Simone DemolinariPsicanalista com Mestrado e dissertação em Anomalias Comportamentais, apresentadora na 102,9 e 98 FM

Não existe gente boazinha

Publicado em 21/04/2022 às 06:00.

“Sou bonzinho com todo mundo e nunca tive reciprocidade. Sempre sou mais disponível para as pessoas do que elas para mim, sempre dou mais que recebo, sempre ajudo mais que sou ajudado. Chego a pensar que pertenço a um pequeno grupo de pessoas boas, enquanto a maioria são pessoas ruins e oportunistas”.

Recebi essa mensagem que me chamou atenção, pois todas as pessoas “boazinhas” consideram pertencer a uma casta mais evoluída. Pensam serem generosos e explorados em função disso.  É preciso ter cautela ao fazer tal afirmação, pois os bonzinhos não pertencem ao time dos altruístas, como julga o senso comum ou eles mesmos. São assim por fragilidade, e não por bondade.

A mais evidente das fragilidades é a carência afetiva. Um indivíduo carente desenvolve mecanismos para receber afeto das outras pessoas, dessa forma se torna um exímio doador. Quanto mais carente, mais bonzinho. Essa forma de se relacionar com o mundo é uma artimanha do inconsciente para garantia seu valor. O pensamento é : quanto mais bonzinho eu for, mais necessário na vida do outro eu serei. O que revela claramente um sentimento de menos valia. E essa é a outra grande fragilidade que faz um indivíduo se tornar bonzinho: a baixa autoestima.
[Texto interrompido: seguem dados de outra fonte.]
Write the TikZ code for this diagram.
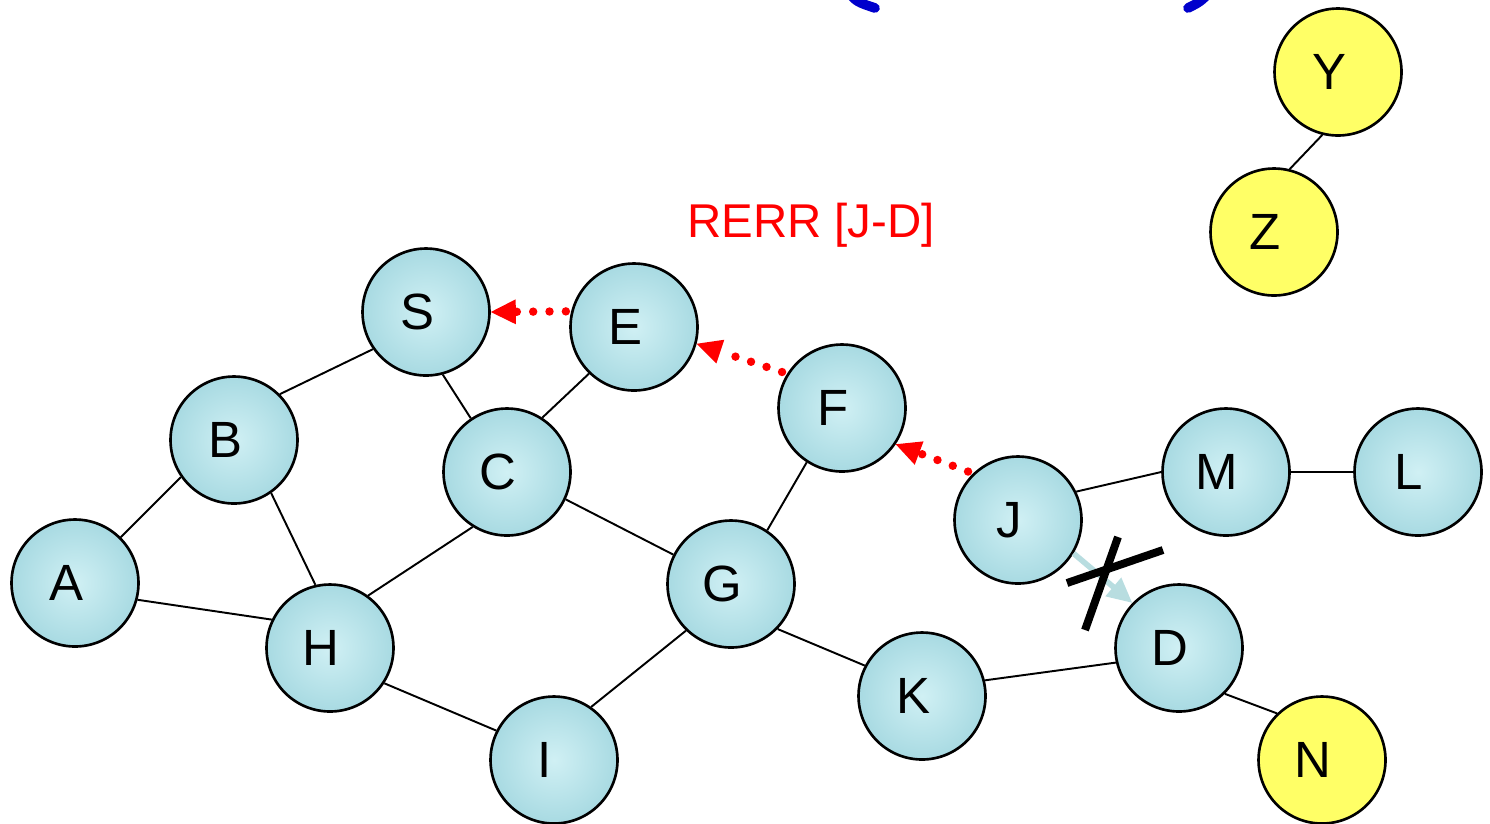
\documentclass[tikz,border=0pt]{standalone}
\usepackage{fontspec}
\setmainfont{Liberation Sans}
\usetikzlibrary{arrows.meta}
\definecolor{nodefillA}{RGB}{208,240,244}
\definecolor{nodefillB}{RGB}{168,218,226}
\definecolor{yelnode}{RGB}{255,255,102}
\definecolor{bluearc}{RGB}{0,0,204}
\definecolor{faintarrow}{RGB}{184,221,224}
\newcommand{\nlbl}[1]{\makebox[0pt][c]{\hspace*{-0.36cm}#1}}
\tikzset{
  wnode/.style={circle,draw=black,line width=1.5pt,minimum size=2.54cm,inner sep=0pt,
    inner color=nodefillA,outer color=nodefillB,font=\fontsize{29}{31}\selectfont},
  ynode/.style={circle,draw=black,line width=1.5pt,minimum size=2.54cm,inner sep=0pt,
    fill=yelnode,font=\fontsize{29}{31}\selectfont},
  edge/.style={draw=black,line width=1.1pt},
  rerr/.style={draw=red,line width=4.8pt,line cap=round,dash pattern=on 0pt off 9.3pt,
    -{Triangle[length=0.5cm,width=0.5cm,line width=0pt,fill=red]},shorten <=3pt},
  faint/.style={draw=faintarrow,line width=3.2pt,
    -{Triangle[length=0.5cm,width=0.46cm,fill=faintarrow]}},
  crossline/.style={draw=black,line width=4.5pt},
  arcstroke/.style={draw=bluearc,line width=5.5pt,line cap=round}
}
\begin{document}
\begin{tikzpicture}[x=0.02cm,y=-0.02cm]
\useasboundingbox (0,0) rectangle (1490,823);
% nodes
\node[ynode] (Y) at (1338,72) {\nlbl{Y}};
\node[ynode] (Z) at (1274,232) {\nlbl{Z}};
\node[wnode] (S) at (426,312) {\nlbl{S}};
\node[wnode] (E) at (634,327) {\nlbl{E}};
\node[wnode] (F) at (842,408) {\nlbl{F}};
\node[wnode] (B) at (234,440) {\nlbl{B}};
\node[wnode] (C) at (507,472) {\nlbl{C}};
\node[wnode] (J) at (1018,520) {\nlbl{J}};
\node[wnode] (M) at (1226,472) {\nlbl{M}};
\node[wnode] (L) at (1418,472) {\nlbl{L}};
\node[wnode] (A) at (75,583) {\nlbl{A}};
\node[wnode] (G) at (731,584) {\nlbl{G}};
\node[wnode] (H) at (330,648) {\nlbl{H}};
\node[wnode] (D) at (1179,648) {\nlbl{D}};
\node[wnode] (K) at (922,696) {\nlbl{K}};
\node[wnode] (I) at (554,760) {\nlbl{I}};
\node[ynode] (N) at (1322,760) {\nlbl{N}};
% edges
\draw[edge] (B.45) -- (S.215);
\draw[edge] (S.-75) -- (C.124);
\draw[edge] (C.57) -- (E.226);
\draw[edge] (A.45) -- (B.215);
\draw[edge] (B.-55) -- (H.103);
\draw[edge] (C.238) -- (H.54);
\draw[edge] (C.-25) -- (G.153);
\draw[edge] (A.-15) -- (H.154);
\draw[edge] (H.-33) -- (I.153);
\draw[edge] (I.55) -- (G.226);
\draw[edge] (G.56) -- (F.237);
\draw[edge] (G.-44) -- (K.152);
\draw[edge] (K.14) -- (D.193);
\draw[edge] (D.-45) -- (N.134);
\draw[edge] (J.26) -- (M.180);
\draw[edge] (M.0) -- (L.180);
\draw[edge] (Y.256) -- (Z.76);
% RERR path
\draw[rerr] (E.166) -- (S.0);
\draw[rerr] (F.148) -- (E.-15);
\draw[rerr] (J.134) -- (F.-34);
\node[text=red,font=\fontsize{27}{29}\selectfont] (lbl) at (811,225) {RERR [J-D]};
% broken link J-D
\draw[faint] (J.-31) -- (D.136);
\coordinate (x1a) at (1085,630);
\coordinate (x1b) at (1118,537);
\coordinate (x2a) at (1067,583);
\coordinate (x2b) at (1163,550);
\draw[crossline] (x1a) -- (x1b);
\draw[crossline] (x2a) -- (x2b);
% blue arcs at top
\coordinate (bl1) at (848,-8);
\coordinate (bl2) at (875,8);
\coordinate (br1) at (1210,-8);
\coordinate (br2) at (1188,8);
\draw[arcstroke] (bl1) .. controls (857,2) .. (bl2);
\draw[arcstroke] (br1) .. controls (1200,2) .. (br2);
\end{tikzpicture}
\end{document}
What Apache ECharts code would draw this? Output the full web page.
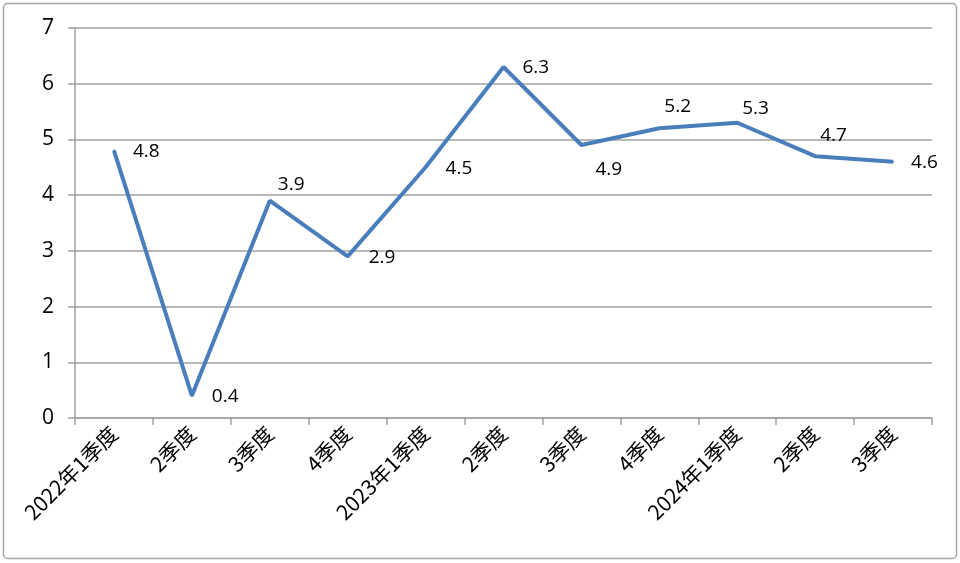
<!DOCTYPE html>
<html><head><meta charset="utf-8">
<script src="https://cdn.jsdelivr.net/npm/echarts@6/dist/echarts.min.js"></script>
<style>html,body{margin:0;padding:0;background:#fff}#c{width:960px;height:563px}</style>
</head><body><div id="c"></div>
<script>
const categories = ['2022年1季度','2季度','3季度','4季度','2023年1季度','2季度','3季度','4季度','2024年1季度','2季度','3季度'];
const values = [4.8, 0.4, 3.9, 2.9, 4.5, 6.3, 4.9, 5.2, 5.3, 4.7, 4.6];
const yTicks = [0, 1, 2, 3, 4, 5, 6, 7];
// label placement style per point (offset from the point, px)
const labelPlacement = [[19,1],[20,1],[8,-16],[21,1],[20,1],[19,1],[14,25],[5,-22],[5,-14],[5,-21],[18,1]];

const chart = echarts.init(document.getElementById('c'));
chart.setOption({
  animation: false,
  graphic: [{type:'rect', shape:{x:3.5,y:3.5,width:953,height:555,r:4}, style:{fill:'none',stroke:'#a6a6a6',lineWidth:1.5}}],
  grid: {left: 75, right: 28, top: 28, bottom: 145},
  xAxis: {
    type: 'category', data: categories, boundaryGap: true,
    axisLine: {lineStyle: {color: '#a0a0a0', width: 1.5}},
    axisTick: {show: true, length: 7, lineStyle: {color: '#a0a0a0', width: 1.5}},
    axisLabel: {rotate: 45, margin: 12, fontSize: 21, color: '#000', fontFamily: '"Noto Sans CJK SC", "Open Sans", sans-serif', interval: 0}
  },
  yAxis: {
    type: 'value', min: yTicks[0], max: yTicks[yTicks.length-1], interval: 1,
    axisLine: {show: true, lineStyle: {color: '#a0a0a0', width: 1.5}},
    axisTick: {show: true, length: 7, lineStyle: {color: '#a0a0a0', width: 1.5}},
    splitLine: {lineStyle: {color: '#a0a0a0', width: 1.5}},
    axisLabel: {fontSize: 21, color: '#000', margin: 21, fontFamily: '"Open Sans", sans-serif'}
  },
  series: [{
    type: 'line', showSymbol: true, symbol: 'circle', symbolSize: 2,
    data: values.map((v, i) => ({value: v, label: {show: true, position: [labelPlacement[i][0] + 1, labelPlacement[i][1] + 1]}})),
    lineStyle: {color: '#4a7ebb', width: 4},
    itemStyle: {color: '#4a7ebb'},
    labelLayout: {hideOverlap: false},
    label: {show: true, fontSize: 19, color: '#000', fontFamily: '"Open Sans", sans-serif', align: 'left', verticalAlign: 'middle'}
  }]
});
</script></body></html>
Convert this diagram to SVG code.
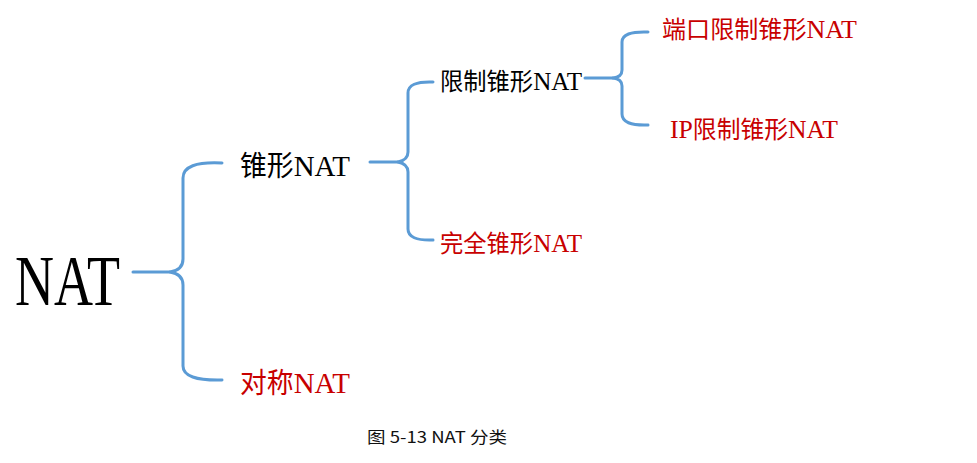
<svg xmlns="http://www.w3.org/2000/svg" width="977" height="463" viewBox="0 0 977 463">
<style>
.br{fill:none;stroke:#5B9BD5;stroke-width:3;stroke-linecap:round;stroke-linejoin:round}
.t{font-family:"Liberation Serif","Noto Sans CJK SC",serif;fill:#000}
.r{fill:#C80000}
.l{font-size:1.08em}
.cap{font-family:"Noto Sans CJK SC",sans-serif;font-size:16px;fill:#111}
</style>
<rect width="977" height="463" fill="#fff"/>
<g id="connectors">
<path class="br" d="M133,272 L170,272"/>
<path class="br" d="M222,163 Q183,161 183,178 L183,259 Q183,270 170,272 Q183,274 183,285 L183,366 Q183,381 222,380"/>
<path class="br" d="M370,162 L398,162"/>
<path class="br" d="M433,82 Q408,81 408,93 L408,152 Q408,160 398,162 Q408,164 408,172 L408,229 Q408,241 433,240"/>
<path class="br" d="M585,78 L613,78"/>
<path class="br" d="M648,32 Q622,31 622,42 L622,70 Q622,77 613,78 Q622,79 622,86 L622,114 Q622,126 648,125"/>
</g>
<g id="n-nat"><text class="t" x="15" y="305" font-size="72" textLength="105" lengthAdjust="spacingAndGlyphs">NAT</text></g>
<g id="n-cone"><text class="t" x="240" y="176" font-size="28" textLength="110" lengthAdjust="spacingAndGlyphs">锥形<tspan class="l">NAT</tspan></text></g>
<g id="n-sym"><text class="t r" x="240" y="393" font-size="28" textLength="110" lengthAdjust="spacingAndGlyphs">对称<tspan class="l">NAT</tspan></text></g>
<g id="n-restricted"><text class="t" x="440" y="90" font-size="24" textLength="142" lengthAdjust="spacingAndGlyphs">限制锥形<tspan class="l">NAT</tspan></text></g>
<g id="n-full"><text class="t r" x="440" y="252" font-size="24" textLength="142" lengthAdjust="spacingAndGlyphs">完全锥形<tspan class="l">NAT</tspan></text></g>
<g id="n-port"><text class="t r" x="662" y="38" font-size="24" textLength="195" lengthAdjust="spacingAndGlyphs">端口限制锥形<tspan class="l">NAT</tspan></text></g>
<g id="n-ip"><text class="t r" x="670" y="138" font-size="24" textLength="168" lengthAdjust="spacingAndGlyphs"><tspan class="l">IP</tspan>限制锥形<tspan class="l">NAT</tspan></text></g>
<g id="caption"><text class="cap" x="367" y="443" textLength="140" lengthAdjust="spacingAndGlyphs">图 5-13 NAT 分类</text></g>
</svg>
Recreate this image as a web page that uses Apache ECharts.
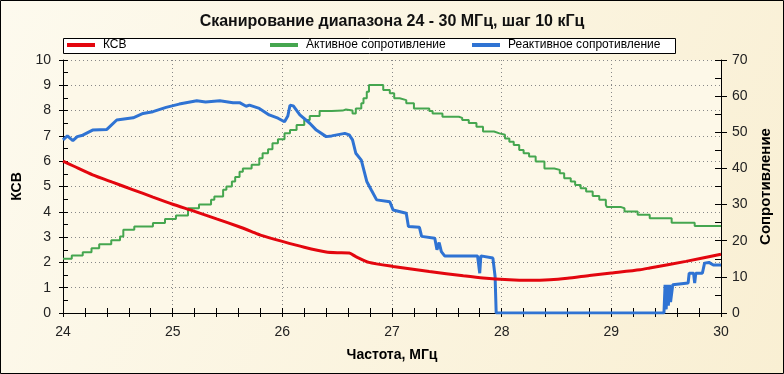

Um baixo juízo de valor de si mesmo faz uma pessoa se sentir não merecedora. Ao contrário, traz dentro de si uma espécie de dívida para com o outro, por isso se imputa a responsabilidade de sempre estar a favor do outro e nunca para si. Um silencioso complexo de inferioridade que se manifesta na sutileza da subserviência.

Mas existe um outro lado que também se faz possível nas pessoas boazinhas: o oportunismo. Estas gostam de agradar mas estão sempre de olho numa recompensa e isso pode ser visto desde um pequeno elogio visando retorno, como a criação de uma ONG para isenção de impostos e ganho de mídia. De bonzinhos, só a casca. Essa categoria não é muito fácil de ser percebida, enganam muitas pessoas por muito tempo até porque fingem humildade mesmo adorando o protagonismo.

Mas nem só de holofotes vive o bonzinho oportunista, às vezes ele usa do vitimismo para se beneficiar. Queixa-se dizendo estar cansado de fazer tudo pelos outros, mas nunca ser reconhecido. Vira um coitado que sofre o ônus da própria bondade; mas não muda. Ou seja, gosta mesmo de ser assim. Quer ser explorado para autopromover seu pseudo altruísmo.

Para sair da condição de bonzinho que mais aprisiona que dá vantagens, é preciso fazer uma autocritica honesta, mapear os motivos que sustentam esse comportamento e verdadeiramente estar disposto a se livrar deles. Somente quando somos honestos conosco evoluímos em nossos entraves emocionais.